Воин, борец, не стал ли он истериком, которого любовь к женщине заставила забыть об основном, о «первом плане»?
Эта жажда жизни с нею, не жизни вообще, не жизни-борьбы, а именно «с нею», — не привела ли она его на край измены? Разве не показалось ему таким, заманчивым солгать, только бы ухватиться за жизнь, за «жизнь с тобой и для тебя»?
Шмидт ужаснулся портрету, который нарисовало его беспощадное воображение.
Он писал и говорил Зинаиде, что нисколько не жалеет о случившемся с ним в Севастополе. Правда ли это? А может быть, он только взвинчивал себя, бравировал своей самоотверженностью? Неужели это та самая фейерверочность, которую он не любил в себе, осуждал, годами пытался вытравить?
Эта мысль испугала Шмидта. Сжав кулаки, стиснув зубы, он взволнованно забегал по камере. Он презирал самого себя. Как?
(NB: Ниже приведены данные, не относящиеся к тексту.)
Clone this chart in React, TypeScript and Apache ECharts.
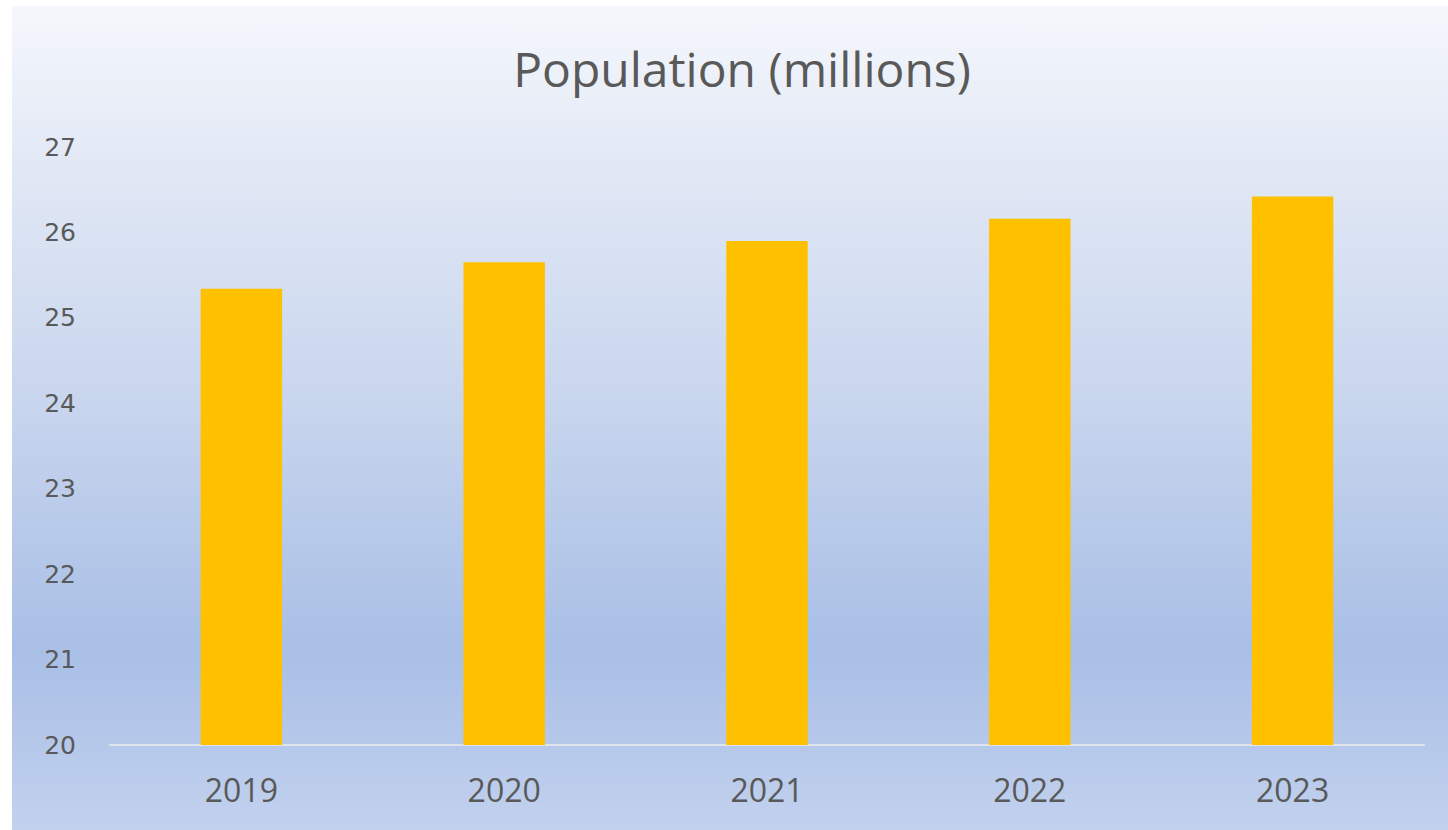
import React, { useEffect, useRef } from "react";
import * as echarts from "echarts";

const categories = ["2019", "2020", "2021", "2022", "2023"];
const population = [25.34, 25.65, 25.9, 26.16, 26.42];
const titleText = "Population (millions)";

export default function App() {
  const ref = useRef<HTMLDivElement>(null);
  useEffect(() => {
    document.body.style.margin = "0";
    if (!ref.current) return;
    const chart = echarts.init(ref.current, null, { renderer: "svg" });
    chart.setOption({
      animation: false,
      backgroundColor: {
        type: "linear",
        x: 0,
        y: 0,
        x2: 0,
        y2: 1,
        colorStops: [
          { offset: 0, color: "#f5f7fc" },
          { offset: 0.2, color: "#e1e8f5" },
          { offset: 0.5, color: "#c6d4ed" },
          { offset: 0.78, color: "#a9bfe6" },
          { offset: 1, color: "#c2d1ee" },
        ],
      },
      graphic: [
        {
          type: "text",
          x: 730,
          y: 38,
          style: {
            text: titleText,
            fontFamily: "Open Sans",
            fontSize: 48,
            fill: "#595959",
            textAlign: "center",
            textVerticalAlign: "top",
          },
        },
      ],
      grid: { left: 98, right: 24, top: 141, bottom: 85 },
      xAxis: {
        type: "category",
        data: categories,
        axisLine: { lineStyle: { color: "#dfe4ec", width: 2 } },
        axisTick: { show: false },
        axisLabel: {
          color: "#595959",
          fontSize: 32,
          fontFamily: "Open Sans",
          margin: 28,
        },
      },
      yAxis: {
        type: "value",
        min: 20,
        max: 27,
        interval: 1,
        splitLine: { show: false },
        axisLine: { show: false },
        axisTick: { show: false },
        axisLabel: {
          color: "#595959",
          fontSize: 25,
          fontFamily: "DejaVu Sans",
          margin: 34,
        },
      },
      series: [
        {
          type: "bar",
          data: population,
          barWidth: "31%",
          itemStyle: { color: "#ffc000" },
        },
      ],
    });
    return () => chart.dispose();
  }, []);
  return (
    <div style={{ width: 1448, height: 830, background: "#ffffff", position: "relative" }}>
      <div
        ref={ref}
        style={{ position: "absolute", left: 12, top: 6, width: 1436, height: 824 }}
      />
    </div>
  );
}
Именно теперь, после того, как за ним пошли тысячи матросов и рабочих, когда они, веря ему, шли на смерть и муки, теперь, когда имя Шмидта на устах всех граждан России, теперь вдруг так ослабеть, забыть о главном?
Боже мой, ведь именно она, Зинаида, совсем недавно напомнила ему о «первом плане»! До чего он дошел! Женщина показывает ему образец достоинства и спокойствия. Может быть, она сама хорошенько не понимала, что означает в его жизни этот «второй план». Может быть, но не в этом суть. Верно, сама Судьба продиктовала ей эти слова. Или инстинкт справедливости?
Да, да, вот она приедет, и сегодня, сегодня же он скажет ей все. И никаких колебаний, никаких сомнений. Асе тоже скажет. И адвокатам. И суду.
Но в этот день Зинаида не пришла. Терзаясь нетерпением, Шмидт написал ей письмо.
«Если только кто-нибудь из вас будет говорить или писать, что я больной, то я отвечу таким вызывающим поведением на суде, что вы пожалеете сами. Раз уже приходила комиссия, и она меня так взвинтила, что я сейчас же прибавил в своих показаниях обстоятельства, отягощающие виновность мою, и буду делать так в будущем.
…Я буду для суда здоров, и никакие врачи под меня не подкопаются. Это ваши любящие сердца жаждут моей болезни, а я не желаю, и вам это не удастся».
Зинаида Ивановна не приехала и на следующий день. По неизвестной причине свидания были внезапно прекращены.
Для себя Шмидт уже все решил. Он видел суд и себя на этом суде, видел казнь и себя на этой казни таким, каким он хочет и должен быть. Он видел Россию, взволнованную и разгневанную. Он почувствовал, что может видеть дальше своего физического существования. Что-то необычайное поднялось и выросло в нем, и он судил о жизни в большой исторической перспективе, даже себя, Шмидта, наблюдал как будто со стороны. И его обязанностью, его повелительным долгом было сейчас сделать все, чтобы дело Шмидта, бывшее дело бывшего Шмидта, было доведено до конца с наибольшей пользой и наивысшим смыслом.
Петр Петрович схватил лист бумаги и написал:
«После казни прошу:
Настоять через печать и всеми средствами, чтобы тело мое было выдано для погребения севастопольским рабочим, чтобы они были полными хозяевами и распорядителями при похоронах. Я их депутат, званием этим горжусь, и они одни дали мне больше счастья, чем вся моя жизнь, со всеми людьми, с которыми я встречался.